Gestempelte Heimatkunde

Gestempelte Heimatkunde

Heinrich Fleischer aus Wickrath hat ein nicht ganz alltägliches Hobby: als „postalischer Heimatsammler“ sammelt er Poststempel. Bei vielen seiner Sammelstücke ist der vollständige Brief mit Inhalt noch erhalten.

Sein ältestes Schriftstück ist datiert mit 3. August 1797, sein wertvollstes ist indes ein elf Jahre jüngeres Beschwerdeschreiben vom 4. Juli 1808.
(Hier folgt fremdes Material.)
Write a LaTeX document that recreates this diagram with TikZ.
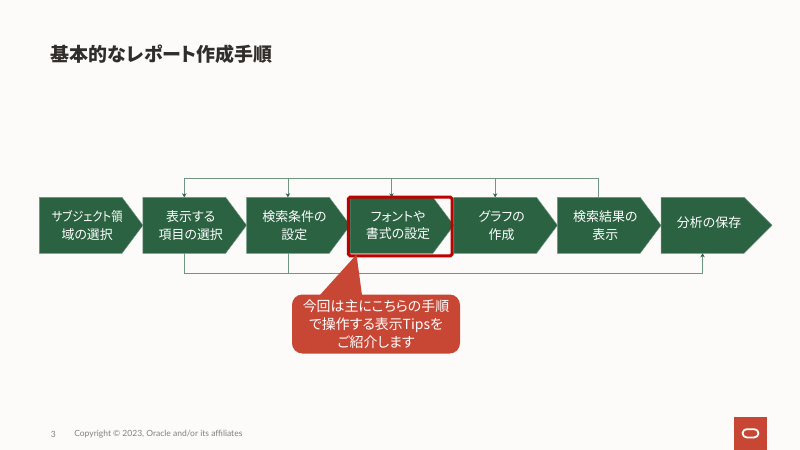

„In diesem Brief beklagte sich der damalige Wickrather Schlossverwalter Bornheim beim französischen Innenminister in Paris über das schlechte Benehmen der französischen Besatzungssoldaten, die zu jener Zeit das Wickrather Schloss eingenommen hatten“, erzählt Heinrich Fleischer. Der Brief ist vollständig in französischer Sprache verfasst und besteht – wie damals üblich – aus einem einzigen Bogen Papier, der rechtsseitig beschriftet und linksseitig mit Adresse und Absender versehen war. Durch geschicktes Falten erhielt der Bogen seine Briefform. Für Fleischers postalische Heimatsammlung ist der Inhalt des Briefes von untergeordneter Bedeutung. „Der rote Stempelaufdruck ‚103 DAHLEN‘ macht den Kaufpreis für den Brief aus, nicht sein Inhalt“, sagt der 78-Jährige und erklärt, dass dies ein recht seltener Departementstempel sei, der ab dem Jahr 1800 in der französischen Besatzungszeit bis 1813 verwendet wurde. Der Stempel gehört in die „vorphilatelistische Zeit“, ebenso wie der runde Stempel mit dem Aufdruck „WICKERATH“ auf einem Brief vom 29.2.1838 an einen „Herrn Wolters Wohlgeboren in Düsseldorf“. „Dieser Stempel ist der kleinformatige Einkreisstempel mit nur 19,5 Millimeter Durchmesser“, erklärt Heinrich Fleischer und ergänzt, dass dieser preußische Stempel in Wickrath ab der Eröffnung des Postamtes am 1.3.1833 verwendet worden sei. Am 31.10. 1865 schrieb der damalige Wickrather Bürgermeister an „Major von Wellmann Rittmeister Hochwohlgeboren, Coeln“. Der Brief ist bereits mit einer Marke versehen, die mit einem Rechteckstempel „WICKRATH“ entwertet wurde. „Dieser Stempel gehört in die Rubrik ‚preußische Markenzeit’, die am 15. November 1850 begann“, erzählt Heinrich Fleischer, der insgesamt über 100 Sammelstücke zusammengetragen hat, auch solche aus der jüngeren Vergangenheit. Einige Wickrather werden sich noch an den Werbestempel der Gemeinde erinnern, der während und nach dem Krieg in eigener Sache für „Wickrath – die alte Reichsherrlichkeit“ warb und zusätzlich zu dem Schriftzug die Abbildung des Schlosses zeigte. Ein anderer Stempel wurde in der Poststelle „4072 Wickrath-Kuckum“ aufgedrückt. Kuckum gehörte damals noch zur Gemeinde Wickrath.